I don't want to sound too cynical about this. Anything other than an anticlimax would have been a miracle. The Chinese had what looked like 20 battalions of the Red Army and more pyrotechnics than the first night of the Gulf War. The British, by contrast, had a double-decker lined with AstroTurf, a modest handful of dancers, and David Beckham, a man capable of producing screaming adulation in the relative confines of a stadium corridor, it's true, but just a very famous ant in the middle of the stadium itself. What's more, Martin and his event producer, Stephen Powell, could not be faulted for lack of effort. They had a lot of problems to solve before their somewhat surreal celebration of queuing for a bus in the rain could do its bit to boost visitor numbers in 2012. They had to worry about whether everybody inside would suffocate while waiting for the big reveal (would they need breathing apparatus?). They had to make sure that Leona Lewis didn't embarrassingly topple to her death from her telescopic tower. They had to ensure that the hip-hop dancers didn't tread on the prima ballerina's point shoes and fall over the wheelchair pirouettists.

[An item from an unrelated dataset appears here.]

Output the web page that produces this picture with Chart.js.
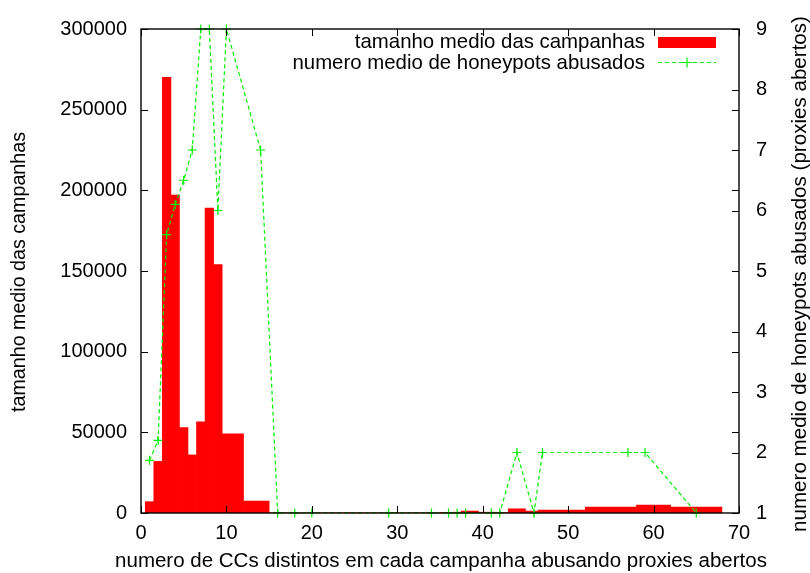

That was before they got to China, as well, where they discovered that a love of bureaucracy painstakingly acquired over three millennia had to be added to the equation. By now, Stephen Powell looked as if he was wishing they had fitted oxygen masks to the bus ("I do not want to have some mediocre gang show in front of everybody in the world"), and Martin Green's attempt to give up smoking had rather conspicuously failed. There was also a worrying amount of ping-pong reassurance. "It's going to be fabulous," one man would say, a little uncertainly. "It's really good," the other would reply. "They look fantastic," the first would bat back, conviction mounting with each stroke until you could almost believe that they really believed it. It all went off without a hitch, anyway, or at least as they had planned, which isn't quite the same thing. And it was touching to learn that for Martin Green at least, this was the fruition of a childhood dream. "When I was six years old, I used to build Olympic stadiums out of my Lego, and with the little people, I used to re-create ceremonies for Olympic games," he confessed, "so there is something psychopathic about me being here." I think "psychopathic" is a little harsh, Martin. Let's just say uniquely qualified.
Ford's Dagenham Dream was about a time when they built cars in east London, rather than white elephants. If this programme had been a car, I think you might wonder whether it had been welded together from the remnants of two write- offs, since it spliced together an oral history of working in the Dagenham plant, at one time the biggest factory in Europe, with a nostalgic celebration of some of the cars that rolled off the production line. But I don't think you'd have refused to travel in it, because though there were some odd bumps along the way, and though Alan Ford's geezer narration didn't quite come off, it was a thoroughly enjoyable spin out. Obliquely, it turned out to be a portrait of British innocence, a country so starved of style and streamlining after the war that even a Ford Prefect could strike the eye as the epitome of transatlantic glamour. That was Ford's offer to the British public: a bit of scaled-down Yank flash, and once they'd overcome prejudices about the tinniness of the product, it proved hugely popular, with cars such as the Cortina and the Capri selling millions. It helped that Ford had a canny way with publicity, ensuring, among other things, that the good guys in The Sweeney always went in tyre-smoking pursuit in a Ford. Personally, I'd have ordered the option package that ditched the nostalgic first-car reveries in favour of a few more memories of what it was actually like to work the line, moving inexorably at 18 foot a minute and never, ever changing. But I'm sure there was no shortage of customers who liked this model just fine.